Following topics related about tablespace:
· The SYSTEM Tablespace
· Default Temporary Tablespace
· Managing Space in Tablespaces
· Online and Offline Tablespaces
· Read-Only Tablespaces
· Temporary Tablespaces for Sort Operations
· Transport of Tablespaces Between Databases
The SYSTEM Tablespace:
Every Oracle database contains a tablespace named SYSTEM, which Oracle creates automatically when the database is created. The SYSTEM tablespace is always online when the database is open.
To take advantage of the benefits of locally managed tablespaces, we can create a locally managed SYSTEM tablespace, or we can migrate an existing dictionary managed SYSTEM tablespace to a locally managed format.
In a database with a locally managed SYSTEM tablespace, dictionary tablespaces cannot be created. It is possible to plug in a dictionary managed tablespace using the transportable feature, but it cannot be made writable.
The Data Dictionary:
The SYSTEM
tablespace always contains the data dictionary tables for the entire database. The data dictionary tables are stored in datafile 1
.
PL/SQL Program Units Description:
All data stored on behalf of stored PL/SQL program units (that is, procedures, functions, packages, and triggers) resides in the SYSTEM
tablespace. If the database contains many of these program units, then the database administrator must provide the space the units need in the SYSTEM
tablespace.
3.1.2 Users in ORACLE 9i:
In Oracle terminology, a user is someone who can connect to a database (if granted enough privileges) and optionally (again, if granted the appropriate privileges) can own objects (such as tables) in the database.
The objects a user owns are collectively called schema. A schema, on its part, is always bound to exactly one user. Because there is obviously a 1 to 1 relationship between a user and a schema, these two terms are often used interchangeable.
In order to find out what users are created on the database, one can use dba_users (Has a record for each user in the database.)
Types of Users:
A user is either
· a local user,
· an external user, or
· a global user
Local users: A local user needs a password to log on to the database.
External users: An external user, unlike a local user, doesn’t need a password to log on to the database; instead, an external service (such as the operating system) authenticates the user when (s) he logs on the database.
Global users: A global user, like an external user, doesn’t need a password to log on to the database, instead, (s) he is authenticated by an enterprise directory service (such as X.509).
Database rights (Privileges):
Users can be assigned rights what they’re allowed to do in a database and what not.
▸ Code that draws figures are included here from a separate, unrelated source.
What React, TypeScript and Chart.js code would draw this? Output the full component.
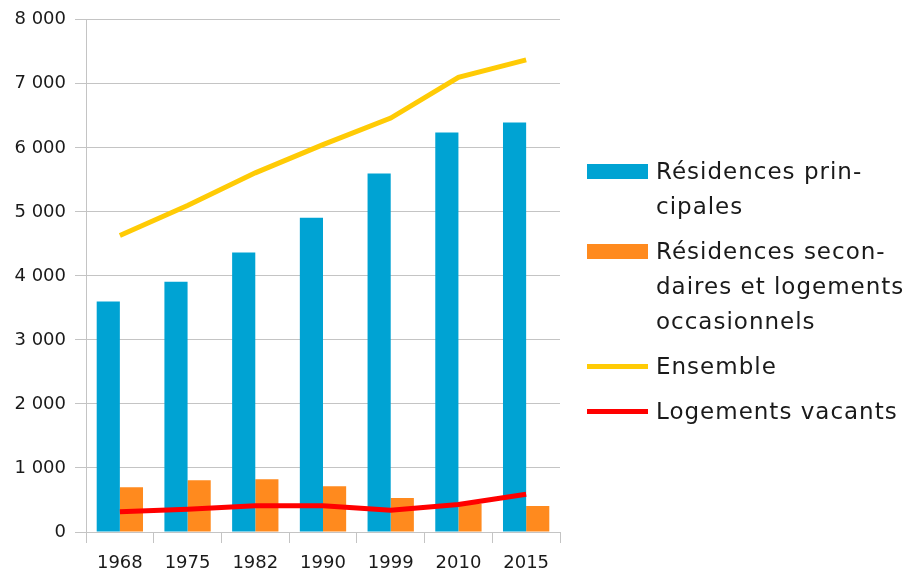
import React, { useEffect, useRef } from "react";
import { Chart, registerables } from "chart.js";
Chart.register(...registerables);

const years = ["1968", "1975", "1982", "1990", "1999", "2010", "2015"];
const principales = [3600, 3910, 4365, 4910, 5600, 6240, 6395];
const secondaires = [700, 810, 825, 715, 530, 440, 405];
const ensemble = [4630, 5100, 5610, 6050, 6465, 7100, 7375];
const vacants = [315, 355, 410, 410, 340, 430, 590];

const seriesNames = [
  "Résidences principales",
  "Résidences secondaires et logements occasionnels",
  "Ensemble",
  "Logements vacants",
];
const legendLines = [
  ["Résidences prin-", "cipales"],
  ["Résidences secon-", "daires et logements", "occasionnels"],
  ["Ensemble"],
  ["Logements vacants"],
];
const seriesKinds = ["bar", "bar", "line", "line"];
const seriesColors = ["#00A3D3", "#FF8A1E", "#FFCB05", "#FF0000"];
const yMin = 0;
const yMax = 8000;
const yStep = 1000;

const GRID = "#C4C4C4";
const FONT = "'DejaVu Sans', sans-serif";

function fmt(v: number) {
  return String(v).replace(/\B(?=(\d{3})+(?!\d))/g, "\u00a0");
}

function Legend() {
  return (
    <div
      style={{
        position: "absolute",
        left: 587,
        top: 154,
        display: "flex",
        flexDirection: "column",
        gap: 10,
        fontFamily: FONT,
        fontSize: 23,
        letterSpacing: 1,
        color: "#1a1a1a",
      }}
    >
      {seriesNames.map((name, i) => (
        <div key={name} style={{ display: "flex", alignItems: "flex-start" }}>
          <div
            style={{
              width: 61,
              height: 35,
              marginRight: 8,
              display: "flex",
              alignItems: "center",
            }}
          >
            <div
              style={{
                width: 61,
                height: seriesKinds[i] === "bar" ? 15 : 5,
                background: seriesColors[i],
              }}
            />
          </div>
          <div style={{ lineHeight: "35px", whiteSpace: "nowrap" }}>
            {legendLines[i].map((l, j) => (
              <div key={j}>{l}</div>
            ))}
          </div>
        </div>
      ))}
    </div>
  );
}

export default function App() {
  const ref = useRef<HTMLCanvasElement | null>(null);
  useEffect(() => {
    if (!ref.current) return;
    const values = [principales, secondaires, ensemble, vacants];
    const chart = new Chart(ref.current, {
      type: "bar",
      data: {
        labels: years,
        datasets: seriesNames.map((name, i) =>
          seriesKinds[i] === "bar"
            ? {
                type: "bar" as const,
                label: name,
                data: values[i],
                backgroundColor: seriesColors[i],
                borderWidth: 0,
                categoryPercentage: 0.684,
                barPercentage: 1,
                order: 2,
              }
            : {
                type: "line" as const,
                label: name,
                data: values[i],
                borderColor: seriesColors[i],
                backgroundColor: seriesColors[i],
                borderWidth: 5,
                pointRadius: 0,
                tension: 0,
                fill: false,
                borderCapStyle: "butt" as const,
                order: 1,
              }
        ) as any,
      },
      options: {
        responsive: false,
        animation: false,
        layout: { padding: { top: 19, right: 347, left: 0, bottom: 0 } },
        plugins: {
          legend: { display: false },
          tooltip: { enabled: false },
        },
        scales: {
          x: {
            grid: {
              offset: true,
              drawOnChartArea: true,
              color: (ctx: any) => (ctx.index === years.length ? GRID : "rgba(0,0,0,0)"),
              tickColor: GRID,
              tickLength: 11,
              lineWidth: 1,
            },
            border: { color: GRID, width: 1 },
            ticks: {
              color: "#1a1a1a",
              font: { family: FONT, size: 18 },
              padding: 10,
              maxRotation: 0,
            },
            afterFit: (s: any) => {
              s.height = 46;
            },
          },
          y: {
            min: yMin,
            max: yMax,
            grid: {
              color: GRID,
              tickColor: GRID,
              tickLength: 11,
              lineWidth: 1,
            },
            border: { color: GRID, width: 1 },
            ticks: {
              stepSize: yStep,
              color: "#1a1a1a",
              font: { family: FONT, size: 18 },
              padding: 9,
              callback: (v: any) => fmt(Number(v)),
            },
            afterFit: (s: any) => {
              s.width = 86;
            },
          },
        },
      } as any,
    });
    return () => chart.destroy();
  }, []);

  return (
    <div style={{ position: "fixed", left: 0, top: 0, width: 907, height: 578, background: "#fff" }}>
      <canvas ref={ref} width={907} height={578} style={{ position: "absolute", left: 0, top: 0 }} />
      <Legend />
    </div>
  );
}
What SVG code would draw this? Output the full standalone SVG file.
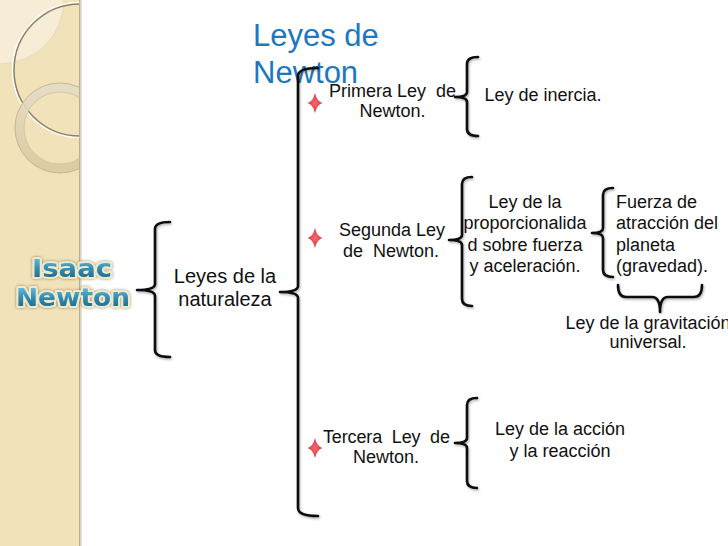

These rights are called privileges.
Privileges:
A privilege is a right to execute an SQL statement or to access another user’s object. In Oracle, there are two types of privileges: system privileges and object privileges. A privilege can be assigned to a user or a role. The set of privileges is fixed, that is, there is no SQL statement like create privilege xyz...
Creation of users:
Users are created with create user.
Passwords:
A user needs a password to create a session. The password is stated in the identified by password in the create user statement. In order to change the password, alter user SOME_USER identified by NEW_PASSWORD can be used. Alternatively, the password can also be changed with the SQL*Plus command password. It’s possible to create password limits with profiles.
Profiles:
A user can be assigned a profile which limits the resources for a user or assigns password limits to a user.